EXERCISE REQUIREMENTS>
Every entry below should be repeated exactly; the pictures should not.

---*---

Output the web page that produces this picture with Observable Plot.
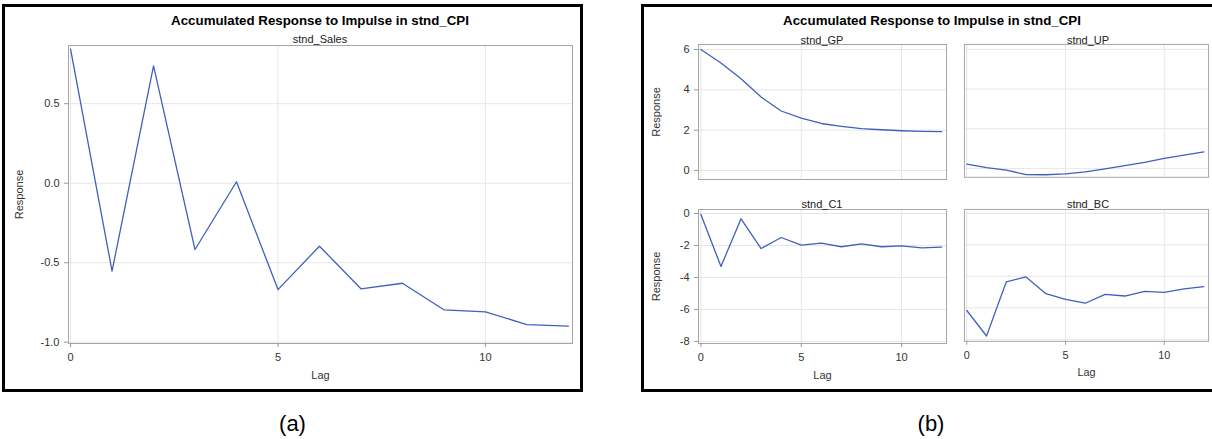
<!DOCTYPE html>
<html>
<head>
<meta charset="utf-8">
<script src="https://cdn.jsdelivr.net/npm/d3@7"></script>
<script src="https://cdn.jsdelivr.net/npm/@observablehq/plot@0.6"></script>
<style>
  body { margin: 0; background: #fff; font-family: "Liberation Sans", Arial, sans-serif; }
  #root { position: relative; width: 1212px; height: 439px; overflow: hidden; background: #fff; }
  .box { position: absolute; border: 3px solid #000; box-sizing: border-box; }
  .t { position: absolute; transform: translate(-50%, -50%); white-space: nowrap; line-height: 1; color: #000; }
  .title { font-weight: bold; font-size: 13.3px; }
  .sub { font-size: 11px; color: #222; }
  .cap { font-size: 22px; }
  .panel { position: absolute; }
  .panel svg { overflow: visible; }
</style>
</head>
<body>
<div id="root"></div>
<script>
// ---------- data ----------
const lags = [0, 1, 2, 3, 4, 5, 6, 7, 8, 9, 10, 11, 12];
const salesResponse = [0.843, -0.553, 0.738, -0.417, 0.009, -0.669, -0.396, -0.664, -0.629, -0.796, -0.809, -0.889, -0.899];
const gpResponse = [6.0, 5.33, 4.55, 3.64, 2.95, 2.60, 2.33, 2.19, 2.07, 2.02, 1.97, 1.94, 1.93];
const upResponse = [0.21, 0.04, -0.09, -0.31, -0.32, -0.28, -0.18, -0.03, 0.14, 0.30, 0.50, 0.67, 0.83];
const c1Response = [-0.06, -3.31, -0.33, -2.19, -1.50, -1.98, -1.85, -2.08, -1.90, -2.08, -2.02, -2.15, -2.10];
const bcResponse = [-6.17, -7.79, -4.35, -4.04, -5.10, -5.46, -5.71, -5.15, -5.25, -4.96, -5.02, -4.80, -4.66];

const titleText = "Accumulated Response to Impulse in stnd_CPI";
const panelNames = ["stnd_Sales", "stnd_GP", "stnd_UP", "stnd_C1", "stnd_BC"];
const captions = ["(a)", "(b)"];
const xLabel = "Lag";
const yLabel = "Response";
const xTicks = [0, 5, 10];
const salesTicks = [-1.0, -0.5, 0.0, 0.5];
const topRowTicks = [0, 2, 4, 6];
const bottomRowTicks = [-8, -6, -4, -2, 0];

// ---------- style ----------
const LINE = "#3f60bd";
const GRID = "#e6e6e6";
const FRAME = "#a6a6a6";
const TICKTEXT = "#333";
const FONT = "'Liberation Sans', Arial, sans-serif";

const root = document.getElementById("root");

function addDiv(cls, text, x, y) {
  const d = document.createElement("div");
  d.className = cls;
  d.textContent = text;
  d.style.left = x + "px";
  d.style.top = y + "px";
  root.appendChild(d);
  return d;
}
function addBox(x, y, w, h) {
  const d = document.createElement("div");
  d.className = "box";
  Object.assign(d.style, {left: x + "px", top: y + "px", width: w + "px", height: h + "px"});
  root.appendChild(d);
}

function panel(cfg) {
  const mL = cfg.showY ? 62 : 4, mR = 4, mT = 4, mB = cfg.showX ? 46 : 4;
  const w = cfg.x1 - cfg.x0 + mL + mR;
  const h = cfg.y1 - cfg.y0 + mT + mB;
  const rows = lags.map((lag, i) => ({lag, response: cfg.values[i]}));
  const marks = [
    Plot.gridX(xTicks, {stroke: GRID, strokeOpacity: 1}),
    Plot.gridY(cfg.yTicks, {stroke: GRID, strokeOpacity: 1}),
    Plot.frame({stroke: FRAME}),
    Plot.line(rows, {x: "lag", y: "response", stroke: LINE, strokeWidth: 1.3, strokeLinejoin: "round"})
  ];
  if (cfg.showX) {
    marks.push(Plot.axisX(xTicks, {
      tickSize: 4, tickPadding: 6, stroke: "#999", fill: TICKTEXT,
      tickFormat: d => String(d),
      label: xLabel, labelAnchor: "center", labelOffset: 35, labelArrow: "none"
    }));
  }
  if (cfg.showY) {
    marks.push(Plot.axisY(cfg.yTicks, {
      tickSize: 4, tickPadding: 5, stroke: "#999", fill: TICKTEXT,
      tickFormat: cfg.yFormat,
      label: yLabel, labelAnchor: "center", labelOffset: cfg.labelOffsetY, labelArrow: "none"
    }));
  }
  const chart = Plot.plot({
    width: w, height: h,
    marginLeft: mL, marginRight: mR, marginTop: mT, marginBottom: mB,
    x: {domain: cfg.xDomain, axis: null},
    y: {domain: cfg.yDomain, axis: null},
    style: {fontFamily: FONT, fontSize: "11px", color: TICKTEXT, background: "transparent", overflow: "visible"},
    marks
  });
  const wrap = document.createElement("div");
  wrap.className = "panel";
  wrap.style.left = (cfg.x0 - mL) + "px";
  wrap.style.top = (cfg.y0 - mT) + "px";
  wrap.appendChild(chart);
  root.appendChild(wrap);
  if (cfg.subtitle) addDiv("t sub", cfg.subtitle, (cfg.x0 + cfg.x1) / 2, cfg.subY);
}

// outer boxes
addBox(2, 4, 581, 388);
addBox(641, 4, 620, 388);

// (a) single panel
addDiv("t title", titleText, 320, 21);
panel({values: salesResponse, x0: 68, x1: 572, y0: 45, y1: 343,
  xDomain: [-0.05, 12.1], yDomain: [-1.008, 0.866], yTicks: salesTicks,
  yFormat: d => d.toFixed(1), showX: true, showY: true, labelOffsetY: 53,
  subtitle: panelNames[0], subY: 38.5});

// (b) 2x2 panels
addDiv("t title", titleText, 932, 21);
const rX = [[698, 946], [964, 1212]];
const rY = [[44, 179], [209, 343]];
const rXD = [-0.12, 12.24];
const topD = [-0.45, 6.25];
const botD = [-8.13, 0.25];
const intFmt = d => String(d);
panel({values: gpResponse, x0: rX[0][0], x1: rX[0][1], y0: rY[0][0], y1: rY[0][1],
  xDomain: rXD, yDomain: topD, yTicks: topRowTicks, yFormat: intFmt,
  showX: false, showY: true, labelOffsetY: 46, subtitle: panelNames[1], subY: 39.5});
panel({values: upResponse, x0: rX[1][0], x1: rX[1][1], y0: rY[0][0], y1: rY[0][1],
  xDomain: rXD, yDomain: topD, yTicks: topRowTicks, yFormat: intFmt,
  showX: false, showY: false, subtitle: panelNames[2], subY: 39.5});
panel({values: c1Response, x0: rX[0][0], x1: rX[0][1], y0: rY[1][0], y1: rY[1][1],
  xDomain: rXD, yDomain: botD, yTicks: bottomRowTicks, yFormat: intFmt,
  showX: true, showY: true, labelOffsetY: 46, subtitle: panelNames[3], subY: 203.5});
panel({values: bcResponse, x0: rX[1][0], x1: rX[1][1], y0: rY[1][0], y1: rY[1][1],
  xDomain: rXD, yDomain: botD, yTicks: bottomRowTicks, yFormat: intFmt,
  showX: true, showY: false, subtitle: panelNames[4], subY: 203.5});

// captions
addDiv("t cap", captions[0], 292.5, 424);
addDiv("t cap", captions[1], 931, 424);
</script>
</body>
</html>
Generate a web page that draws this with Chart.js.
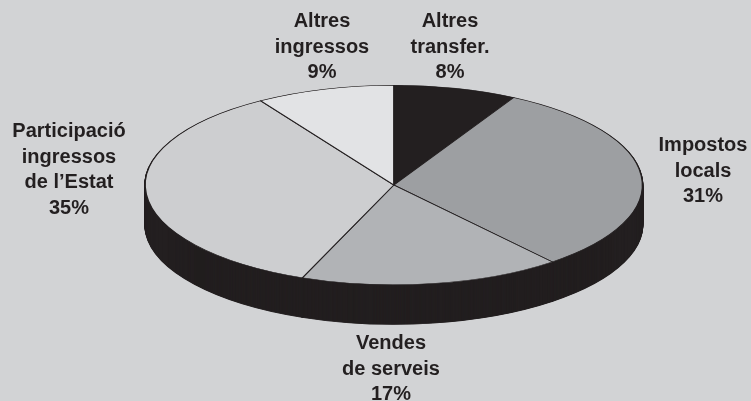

---*---

IN RESPONSE>
Output the web page that produces this picture with Observable Plot.
<!DOCTYPE html>
<html>
<head>
<meta charset="utf-8">
<script src="https://cdn.jsdelivr.net/npm/d3@7"></script>
<script src="https://cdn.jsdelivr.net/npm/@observablehq/plot@0.6"></script>
<style>
  body { margin: 0; background: #fff; font-family: "Liberation Sans", Arial, sans-serif; }
  #root { position: relative; width: 1212px; height: 439px; overflow: hidden; background: #fff; }
  .box { position: absolute; border: 3px solid #000; box-sizing: border-box; }
  .t { position: absolute; transform: translate(-50%, -50%); white-space: nowrap; line-height: 1; color: #000; }
  .title { font-weight: bold; font-size: 13.3px; }
  .sub { font-size: 11px; color: #222; }
  .cap { font-size: 22px; }
  .panel { position: absolute; }
  .panel svg { overflow: visible; }
</style>
</head>
<body>
<div id="root"></div>
<script>
// ---------- data ----------
const lags = [0, 1, 2, 3, 4, 5, 6, 7, 8, 9, 10, 11, 12];
const salesResponse = [0.843, -0.553, 0.738, -0.417, 0.009, -0.669, -0.396, -0.664, -0.629, -0.796, -0.809, -0.889, -0.899];
const gpResponse = [6.0, 5.33, 4.55, 3.64, 2.95, 2.60, 2.33, 2.19, 2.07, 2.02, 1.97, 1.94, 1.93];
const upResponse = [0.21, 0.04, -0.09, -0.31, -0.32, -0.28, -0.18, -0.03, 0.14, 0.30, 0.50, 0.67, 0.83];
const c1Response = [-0.06, -3.31, -0.33, -2.19, -1.50, -1.98, -1.85, -2.08, -1.90, -2.08, -2.02, -2.15, -2.10];
const bcResponse = [-6.17, -7.79, -4.35, -4.04, -5.10, -5.46, -5.71, -5.15, -5.25, -4.96, -5.02, -4.80, -4.66];

const titleText = "Accumulated Response to Impulse in stnd_CPI";
const panelNames = ["stnd_Sales", "stnd_GP", "stnd_UP", "stnd_C1", "stnd_BC"];
const captions = ["(a)", "(b)"];
const xLabel = "Lag";
const yLabel = "Response";
const xTicks = [0, 5, 10];
const salesTicks = [-1.0, -0.5, 0.0, 0.5];
const topRowTicks = [0, 2, 4, 6];
const bottomRowTicks = [-8, -6, -4, -2, 0];

// ---------- style ----------
const LINE = "#3f60bd";
const GRID = "#e6e6e6";
const FRAME = "#a6a6a6";
const TICKTEXT = "#333";
const FONT = "'Liberation Sans', Arial, sans-serif";

const root = document.getElementById("root");

function addDiv(cls, text, x, y) {
  const d = document.createElement("div");
  d.className = cls;
  d.textContent = text;
  d.style.left = x + "px";
  d.style.top = y + "px";
  root.appendChild(d);
  return d;
}
function addBox(x, y, w, h) {
  const d = document.createElement("div");
  d.className = "box";
  Object.assign(d.style, {left: x + "px", top: y + "px", width: w + "px", height: h + "px"});
  root.appendChild(d);
}

function panel(cfg) {
  const mL = cfg.showY ? 62 : 4, mR = 4, mT = 4, mB = cfg.showX ? 46 : 4;
  const w = cfg.x1 - cfg.x0 + mL + mR;
  const h = cfg.y1 - cfg.y0 + mT + mB;
  const rows = lags.map((lag, i) => ({lag, response: cfg.values[i]}));
  const marks = [
    Plot.gridX(xTicks, {stroke: GRID, strokeOpacity: 1}),
    Plot.gridY(cfg.yTicks, {stroke: GRID, strokeOpacity: 1}),
    Plot.frame({stroke: FRAME}),
    Plot.line(rows, {x: "lag", y: "response", stroke: LINE, strokeWidth: 1.3, strokeLinejoin: "round"})
  ];
  if (cfg.showX) {
    marks.push(Plot.axisX(xTicks, {
      tickSize: 4, tickPadding: 6, stroke: "#999", fill: TICKTEXT,
      tickFormat: d => String(d),
      label: xLabel, labelAnchor: "center", labelOffset: 35, labelArrow: "none"
    }));
  }
  if (cfg.showY) {
    marks.push(Plot.axisY(cfg.yTicks, {
      tickSize: 4, tickPadding: 5, stroke: "#999", fill: TICKTEXT,
      tickFormat: cfg.yFormat,
      label: yLabel, labelAnchor: "center", labelOffset: cfg.labelOffsetY, labelArrow: "none"
    }));
  }
  const chart = Plot.plot({
    width: w, height: h,
    marginLeft: mL, marginRight: mR, marginTop: mT, marginBottom: mB,
    x: {domain: cfg.xDomain, axis: null},
    y: {domain: cfg.yDomain, axis: null},
    style: {fontFamily: FONT, fontSize: "11px", color: TICKTEXT, background: "transparent", overflow: "visible"},
    marks
  });
  const wrap = document.createElement("div");
  wrap.className = "panel";
  wrap.style.left = (cfg.x0 - mL) + "px";
  wrap.style.top = (cfg.y0 - mT) + "px";
  wrap.appendChild(chart);
  root.appendChild(wrap);
  if (cfg.subtitle) addDiv("t sub", cfg.subtitle, (cfg.x0 + cfg.x1) / 2, cfg.subY);
}

// outer boxes
addBox(2, 4, 581, 388);
addBox(641, 4, 620, 388);

// (a) single panel
addDiv("t title", titleText, 320, 21);
panel({values: salesResponse, x0: 68, x1: 572, y0: 45, y1: 343,
  xDomain: [-0.05, 12.1], yDomain: [-1.008, 0.866], yTicks: salesTicks,
  yFormat: d => d.toFixed(1), showX: true, showY: true, labelOffsetY: 53,
  subtitle: panelNames[0], subY: 38.5});

// (b) 2x2 panels
addDiv("t title", titleText, 932, 21);
const rX = [[698, 946], [964, 1212]];
const rY = [[44, 179], [209, 343]];
const rXD = [-0.12, 12.24];
const topD = [-0.45, 6.25];
const botD = [-8.13, 0.25];
const intFmt = d => String(d);
panel({values: gpResponse, x0: rX[0][0], x1: rX[0][1], y0: rY[0][0], y1: rY[0][1],
  xDomain: rXD, yDomain: topD, yTicks: topRowTicks, yFormat: intFmt,
  showX: false, showY: true, labelOffsetY: 46, subtitle: panelNames[1], subY: 39.5});
panel({values: upResponse, x0: rX[1][0], x1: rX[1][1], y0: rY[0][0], y1: rY[0][1],
  xDomain: rXD, yDomain: topD, yTicks: topRowTicks, yFormat: intFmt,
  showX: false, showY: false, subtitle: panelNames[2], subY: 39.5});
panel({values: c1Response, x0: rX[0][0], x1: rX[0][1], y0: rY[1][0], y1: rY[1][1],
  xDomain: rXD, yDomain: botD, yTicks: bottomRowTicks, yFormat: intFmt,
  showX: true, showY: true, labelOffsetY: 46, subtitle: panelNames[3], subY: 203.5});
panel({values: bcResponse, x0: rX[1][0], x1: rX[1][1], y0: rY[1][0], y1: rY[1][1],
  xDomain: rXD, yDomain: botD, yTicks: bottomRowTicks, yFormat: intFmt,
  showX: true, showY: false, subtitle: panelNames[4], subY: 203.5});

// captions
addDiv("t cap", captions[0], 292.5, 424);
addDiv("t cap", captions[1], 931, 424);
</script>
</body>
</html>
Generate a web page that draws this with Chart.js.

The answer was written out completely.